Student Life Archives (2001-2008)

“What makes you special, ’21′? Not as much as you would like!”

MCT

21

Rating: 2.5/5
Starring: Jim Sturgess, Kevin Spacey, Kate Bosworth
Directed by: Robert Luketic
Release Date: March 28, 2008

As a movie enthusiast, I consider myself pretty knowledgeable when it comes to actors and their recent performances, so it should have been a smack across the face when I couldn’t recall the last Kevin Spacey performance I enjoyed since “Pay It Forward.”

After a quick sojourn to IMDb, I found the reason for my transgression: There hasn’t been a good Kevin Spacey performance since “Pay It Forward.” Some of you may point to David Gale as an exception, but let’s be honest, this is the Kevin Spacey of “The Usual Suspects,” and “American Beauty.” David Gale, Schmavid Gale.

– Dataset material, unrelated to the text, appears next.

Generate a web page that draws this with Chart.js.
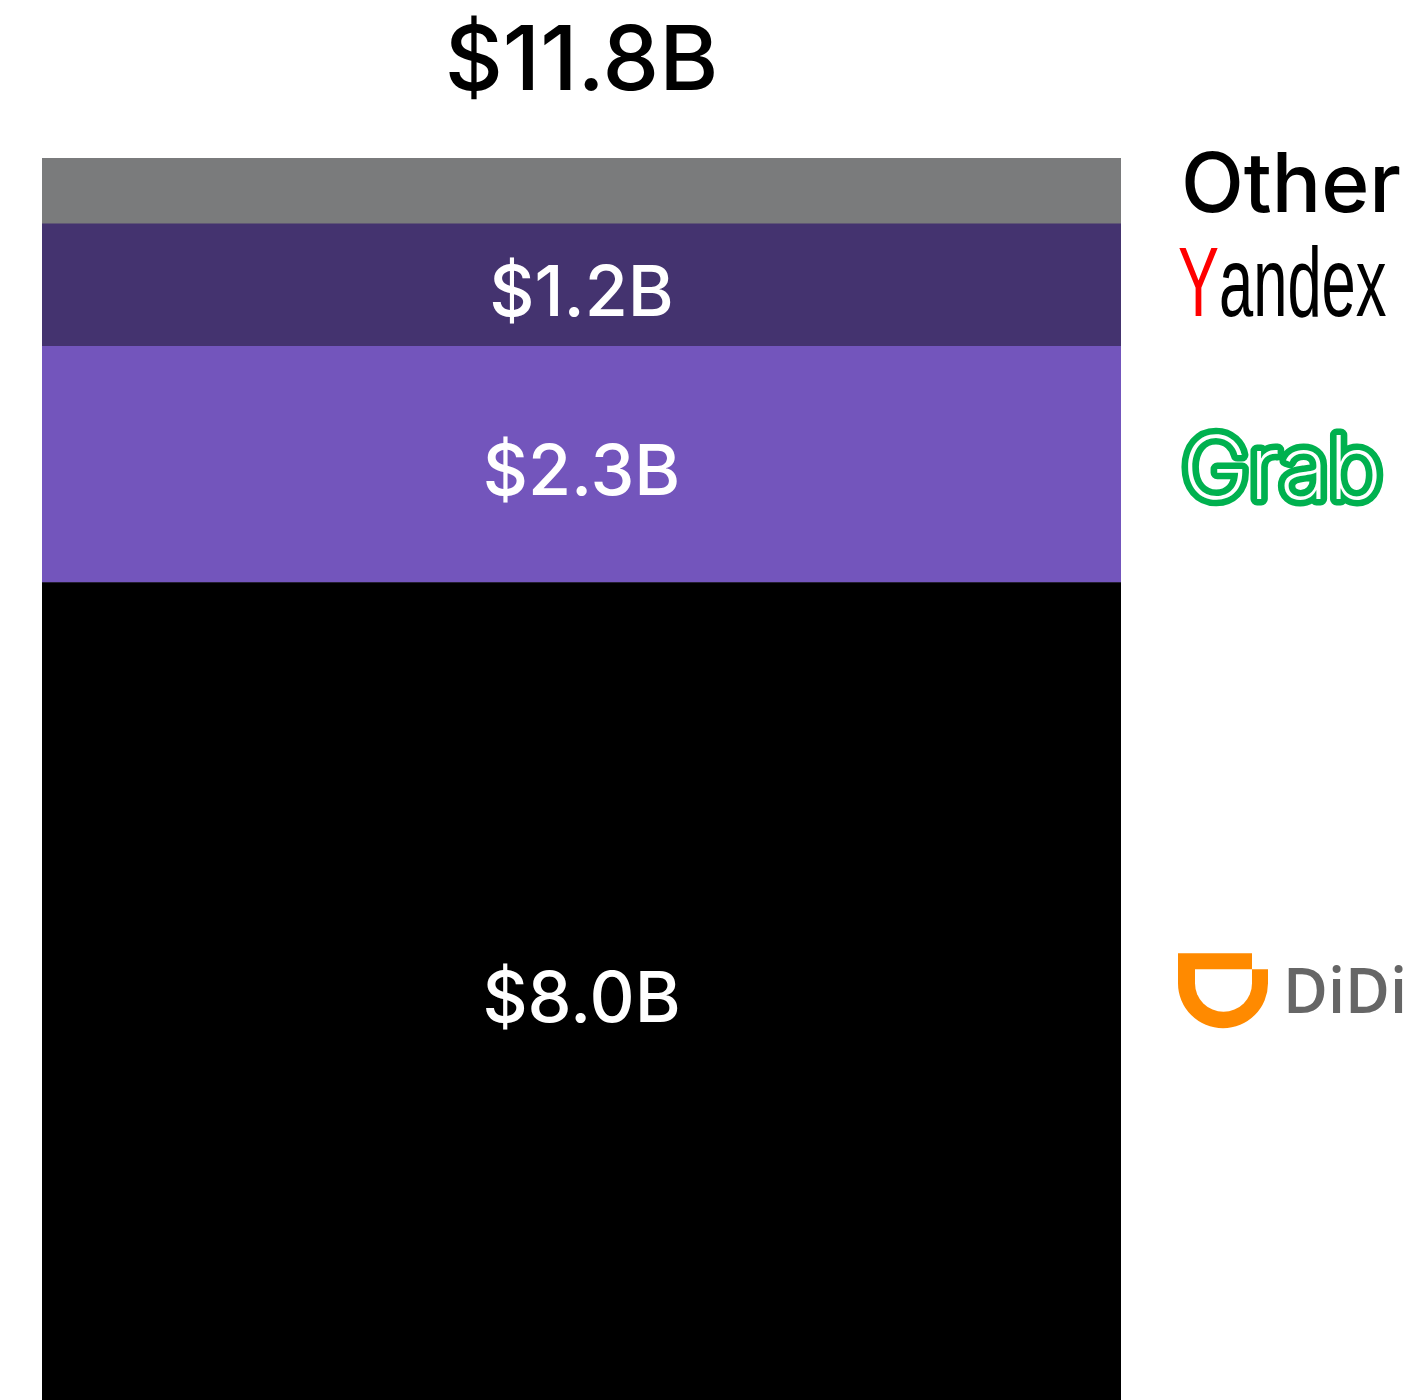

That streak of mediocrity/disappointment is in no danger after his performance in “21.” The film, based on a true story by way of a book by Ben Mezrich, is a story of too-smart-for-their-own-good Massachusetts Institute of Technology students learning how to beat the Vegas system by counting cards.

The film revolves around one extremely special student, Ben (Jim Sturgess of “Across the Universe” fame), an MIT senior with early acceptance to Harvard Medical School who’s short on tuition money and needs an exclusive scholarship in order to go. He meets with a prominent professor and member of the scholarship committee at Harvard, who tells him that his 4.0 GPA, leadership in student government and prize-winning entry into a prestigious science fair entitle him to…absolutely nothing. The last winner, remarks the professor, was a one-legged blind Korean immigrant.

Does this sound mildly familiar? Ben comes from a single-parent household with barely enough income to put him through private university and nowhere near the income needed for three years of medical school and beyond. How many of us faced this in the college admissions process? We were great students, participated in many extracurriculars and led them with flying colors, and yet were no match for the student from New York City who spent her entire junior year leading a research project in Kenya or the student from Japan who had performed with the Boston Pops. Ben’s best friend asks him, “What makes you special?” I have the same question for the movie as a whole.

Ben is forced to find ways to make his tuition money outside of the scholarship and his recent promotion at J. Press to $8 per hour. He is approached by sketchy Professor Spacey to join his underground group of brilliant MIT students in learning how to count cards and swindle Vegas for hundreds of thousands of dollars through blackjack, the only beatable casino game. Ben joins with the condition that as soon as he reaches his tuition goal, he’s quitting. Right, because making money without working for it is such an easy addiction to give up. Along the way, Ben falls for Kate Bosworth’s character (major daddy issue alert) and confronts Laurence Fishburne (in a clearly for-the-paycheck performance). The audience is asked to root for Ben, but really, why am I rooting for the poor MIT genius who figured out how to use his intellect to make oodles and oodles of free money? Not while I’m watching my meal points slowly dwindle way before the semester ends, with no hope in sight.

Kevin Spacey as the clichéd professor/mentor fails to enthrall. He tries to establish himself as a “cool” professor by quoting “Ferris Bueller.” “Anyone. Anyone. Bueller.” he cleverly remarks. Regardless of his corny lines (“The best thing about Vegas-you can become anything you want”), this Danny Ocean-wannabe fails to live up to the single most important rule of any successful Vegas flick: Never underestimate your enemy. We see him overplaying his hand from the start, predicting only worse things to come as the movie progresses.

The movie is clearly aimed at the college crowd. An indie-tinged soundtrack along with a romantic storyline of geek-meets-goddess does nothing in hiding this blatant marketing. How is it possible, though, that the director so misjudged the sympathies of collegians across the world? Whether or not you identify with Ben’s troubles in distinguishing himself before the scholarship committee, you would be hard-pressed to support his endeavor to make more money than he knows what to do with only to blow it on Gucci suits and expensive strip clubs. I would be willing to forgive the ridiculous assumptions the director makes if it weren’t for the low-quality acting that plagues “21″ like a bad run of luck. I anticipated a crummy Vegas thriller when I went in, but with at least some semblance of reputable acting based on the cast list. What I got was a poorly acted, poorly scripted Vegas thriller with a slightly suspenseful ending. Instead of spending $9 and your Saturday night going to see “21,” I suggest flipping through whatever thriller TNT or TBS is showing for the fourth time that day. You’ll save yourself gas, money and me in your head saying repeatedly, “I told you so!” However, if you’re free Friday night, you can see “21″ for free thanks to the fine folks at Filmboard. Be at the Clocktower at 5 p.m. to pick up your ticket.